With respect to plaintiff's claim that the $15,000 for five years of pain and suffering and $15,000 for future pain and suffering is inadequate, we believe that these damages on this record approach being so grossly and palpably inadequate as to shock the court's conscience. See Caskey v. Village of Wayland, 375 F.2d 1004, 1007 (2d Cir. 1967); see also Gibbs v. United States, 599 F.2d 36, 39 (2d Cir. 1979) ("shock the judicial conscience" standard applied in Tort Claims Act case regarding claim of excessive damages). Of course, we recognize that it "is not our function to second guess the [trier of fact]," Caskey, supra, 375 F.2d at 1007, and that "measuring pain and suffering in dollars is inescapably subjective," Gibbs, supra, 599 F.2d at 39. Moreover, we recognize that $30,000 in absolute terms is not a paltry sum, and that, in fact, the total award to plaintiff and his wife was $101,000, plus costs and disbursements, although almost half of this was for medical expenses.

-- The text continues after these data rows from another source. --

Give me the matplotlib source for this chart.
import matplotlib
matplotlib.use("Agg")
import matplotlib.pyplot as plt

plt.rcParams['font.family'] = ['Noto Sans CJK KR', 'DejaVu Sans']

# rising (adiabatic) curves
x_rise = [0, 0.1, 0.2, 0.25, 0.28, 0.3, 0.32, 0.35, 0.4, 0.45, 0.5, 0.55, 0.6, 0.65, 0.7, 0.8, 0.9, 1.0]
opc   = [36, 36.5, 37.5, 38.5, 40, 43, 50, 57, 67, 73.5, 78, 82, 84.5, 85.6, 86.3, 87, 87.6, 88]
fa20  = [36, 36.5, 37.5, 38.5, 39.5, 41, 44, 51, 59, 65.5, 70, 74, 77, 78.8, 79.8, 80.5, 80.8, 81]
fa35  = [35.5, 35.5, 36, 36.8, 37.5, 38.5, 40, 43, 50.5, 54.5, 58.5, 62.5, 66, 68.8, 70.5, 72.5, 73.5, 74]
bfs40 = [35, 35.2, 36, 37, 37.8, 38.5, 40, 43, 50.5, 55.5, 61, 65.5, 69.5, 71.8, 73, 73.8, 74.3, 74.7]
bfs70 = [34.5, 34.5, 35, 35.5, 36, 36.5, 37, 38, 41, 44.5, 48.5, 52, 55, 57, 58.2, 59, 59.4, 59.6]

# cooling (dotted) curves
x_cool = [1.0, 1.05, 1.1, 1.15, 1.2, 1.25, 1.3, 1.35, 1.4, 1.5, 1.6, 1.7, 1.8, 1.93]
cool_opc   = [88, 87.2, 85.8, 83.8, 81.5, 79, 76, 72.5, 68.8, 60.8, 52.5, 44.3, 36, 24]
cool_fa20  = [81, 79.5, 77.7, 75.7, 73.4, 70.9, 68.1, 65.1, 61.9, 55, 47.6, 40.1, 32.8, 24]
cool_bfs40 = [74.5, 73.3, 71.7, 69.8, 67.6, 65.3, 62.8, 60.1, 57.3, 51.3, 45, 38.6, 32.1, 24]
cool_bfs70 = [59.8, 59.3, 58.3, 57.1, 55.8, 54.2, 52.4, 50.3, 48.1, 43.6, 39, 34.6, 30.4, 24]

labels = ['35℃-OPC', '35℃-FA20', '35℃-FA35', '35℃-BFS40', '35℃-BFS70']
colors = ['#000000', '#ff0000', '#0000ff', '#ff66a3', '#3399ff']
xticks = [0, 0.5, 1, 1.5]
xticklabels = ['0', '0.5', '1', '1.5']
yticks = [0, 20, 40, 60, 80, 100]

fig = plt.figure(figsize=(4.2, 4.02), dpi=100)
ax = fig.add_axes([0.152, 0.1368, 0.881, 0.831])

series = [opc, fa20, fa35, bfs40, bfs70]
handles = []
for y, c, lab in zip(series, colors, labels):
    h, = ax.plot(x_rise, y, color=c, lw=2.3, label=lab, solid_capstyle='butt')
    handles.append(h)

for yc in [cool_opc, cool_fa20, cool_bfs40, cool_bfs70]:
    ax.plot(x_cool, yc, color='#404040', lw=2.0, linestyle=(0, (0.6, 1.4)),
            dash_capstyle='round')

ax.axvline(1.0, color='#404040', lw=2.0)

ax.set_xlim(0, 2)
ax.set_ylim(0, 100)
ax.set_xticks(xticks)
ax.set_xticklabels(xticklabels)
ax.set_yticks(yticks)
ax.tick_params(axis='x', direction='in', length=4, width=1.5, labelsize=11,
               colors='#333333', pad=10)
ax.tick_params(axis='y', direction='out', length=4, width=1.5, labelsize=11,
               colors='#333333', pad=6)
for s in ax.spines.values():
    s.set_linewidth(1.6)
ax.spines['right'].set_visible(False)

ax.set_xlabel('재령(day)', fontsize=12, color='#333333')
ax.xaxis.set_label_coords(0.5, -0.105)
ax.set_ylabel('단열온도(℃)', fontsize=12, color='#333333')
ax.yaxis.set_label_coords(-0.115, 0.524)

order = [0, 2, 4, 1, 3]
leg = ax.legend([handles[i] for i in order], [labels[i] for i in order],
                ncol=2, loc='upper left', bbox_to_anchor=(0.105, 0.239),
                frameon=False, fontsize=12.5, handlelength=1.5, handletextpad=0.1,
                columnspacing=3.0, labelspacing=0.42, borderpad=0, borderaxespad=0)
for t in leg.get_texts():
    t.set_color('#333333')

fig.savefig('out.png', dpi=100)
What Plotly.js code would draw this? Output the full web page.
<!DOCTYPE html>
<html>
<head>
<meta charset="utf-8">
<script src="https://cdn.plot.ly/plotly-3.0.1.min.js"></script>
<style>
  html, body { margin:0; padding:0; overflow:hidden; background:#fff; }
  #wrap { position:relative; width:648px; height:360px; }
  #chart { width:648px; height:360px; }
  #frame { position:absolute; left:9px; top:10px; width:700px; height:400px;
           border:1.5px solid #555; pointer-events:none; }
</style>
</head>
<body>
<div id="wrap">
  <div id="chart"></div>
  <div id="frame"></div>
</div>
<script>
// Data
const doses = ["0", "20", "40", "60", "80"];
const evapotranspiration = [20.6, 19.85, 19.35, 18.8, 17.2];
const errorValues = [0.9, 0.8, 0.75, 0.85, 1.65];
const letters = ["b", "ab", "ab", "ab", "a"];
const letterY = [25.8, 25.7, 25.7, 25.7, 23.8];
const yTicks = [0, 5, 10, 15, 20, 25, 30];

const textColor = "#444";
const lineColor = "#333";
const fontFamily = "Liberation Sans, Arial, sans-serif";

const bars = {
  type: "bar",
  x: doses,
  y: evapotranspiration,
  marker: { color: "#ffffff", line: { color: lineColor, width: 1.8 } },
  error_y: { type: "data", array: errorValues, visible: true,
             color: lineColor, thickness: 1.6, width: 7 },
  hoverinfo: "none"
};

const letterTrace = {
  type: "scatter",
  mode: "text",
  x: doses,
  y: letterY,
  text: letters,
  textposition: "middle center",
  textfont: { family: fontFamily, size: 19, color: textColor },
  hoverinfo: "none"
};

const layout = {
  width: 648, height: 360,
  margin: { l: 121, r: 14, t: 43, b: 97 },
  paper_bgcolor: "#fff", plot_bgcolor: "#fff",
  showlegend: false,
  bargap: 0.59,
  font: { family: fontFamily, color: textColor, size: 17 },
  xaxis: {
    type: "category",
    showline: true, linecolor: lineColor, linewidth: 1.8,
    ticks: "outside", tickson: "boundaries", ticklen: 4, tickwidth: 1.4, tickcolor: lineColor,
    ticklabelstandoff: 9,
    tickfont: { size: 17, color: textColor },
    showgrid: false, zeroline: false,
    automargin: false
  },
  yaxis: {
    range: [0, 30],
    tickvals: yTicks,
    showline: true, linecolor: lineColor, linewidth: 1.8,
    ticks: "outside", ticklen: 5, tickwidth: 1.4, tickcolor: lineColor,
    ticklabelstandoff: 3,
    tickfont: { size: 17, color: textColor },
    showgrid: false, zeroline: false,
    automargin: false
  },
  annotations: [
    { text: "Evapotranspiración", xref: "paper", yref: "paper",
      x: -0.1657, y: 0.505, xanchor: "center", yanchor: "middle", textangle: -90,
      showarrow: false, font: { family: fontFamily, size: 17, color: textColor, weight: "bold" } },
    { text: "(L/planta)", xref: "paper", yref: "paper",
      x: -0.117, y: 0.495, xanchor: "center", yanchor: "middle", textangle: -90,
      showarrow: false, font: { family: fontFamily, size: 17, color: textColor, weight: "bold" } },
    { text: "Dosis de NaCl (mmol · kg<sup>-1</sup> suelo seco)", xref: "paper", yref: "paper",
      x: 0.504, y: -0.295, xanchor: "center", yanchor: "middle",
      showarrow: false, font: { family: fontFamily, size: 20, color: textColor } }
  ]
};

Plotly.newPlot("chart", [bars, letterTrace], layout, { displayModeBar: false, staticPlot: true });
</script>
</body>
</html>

Nonetheless, we believe that there is enough objective evidence of pain and suffering to make plaintiff's claim of inadequacy on this element of damages a substantial one. First, plaintiff underwent three transurethral resections of his prostate in 1978; in addition, he had a fourth operation that year in which the Scott prosthesis was implanted. In 1981, he had to undergo a fifth operation to increase the size of the neck of his bladder. Moreover, he suffered a number of "minor" procedures as a direct result of defendant's conceded negligence. There is no question that in this period plaintiff experienced much pain and suffering. And there is no dispute that, as of the date of the trial, he had spent 75 days in hospitals.
Second, we regard the nature of the injuries suffered by plaintiff to be particularly deserving of a substantial award for pain and suffering. As noted by plaintiff's psychologist, "to control urine and feces is the first human achievement of self control and to lose it is a terrible blow to dignity and self-esteem for everybody." While defendant contends that any distress plaintiff suffered by incontinence "was largely eliminated by the successful implantation of the [prosthetic] device about seven months" after the 1978 resections, the distress of having no control over his bladder and the embarrassment of being soiled and odorous, for even seven months, makes $15,000 seem inadequate recompense. Moreover, plaintiff's past and future distress in having a prosthetic device implanted in him is another factor relevant to pain and suffering. In addition, plaintiff apparently still suffers from some involuntary voiding in using the prosthesis, and lives in fear that the substantial possibility of a failure of the prosthesis will become a reality, thus returning him to a state of total urinary incontinence. Indeed, the district judge assumed a failure rate of 40 or 50%.
In any event, we need not decide here whether the award to plaintiff for pain and suffering is inadequate as a matter of law since we are remanding this case for a new trial on the issue of damages generally. In that trial, we trust that the district court will carefully reconsider all elements of damages, not only those flowing from a finding that defendant's negligence caused plaintiff's impotence if such a finding is made. Since we are reversing and remanding for a new trial, we need not reach appellants' claim that they were denied a fair trial.
The judgment of the court is reversed, and the case is remanded for further proceedings in accordance with this opinion.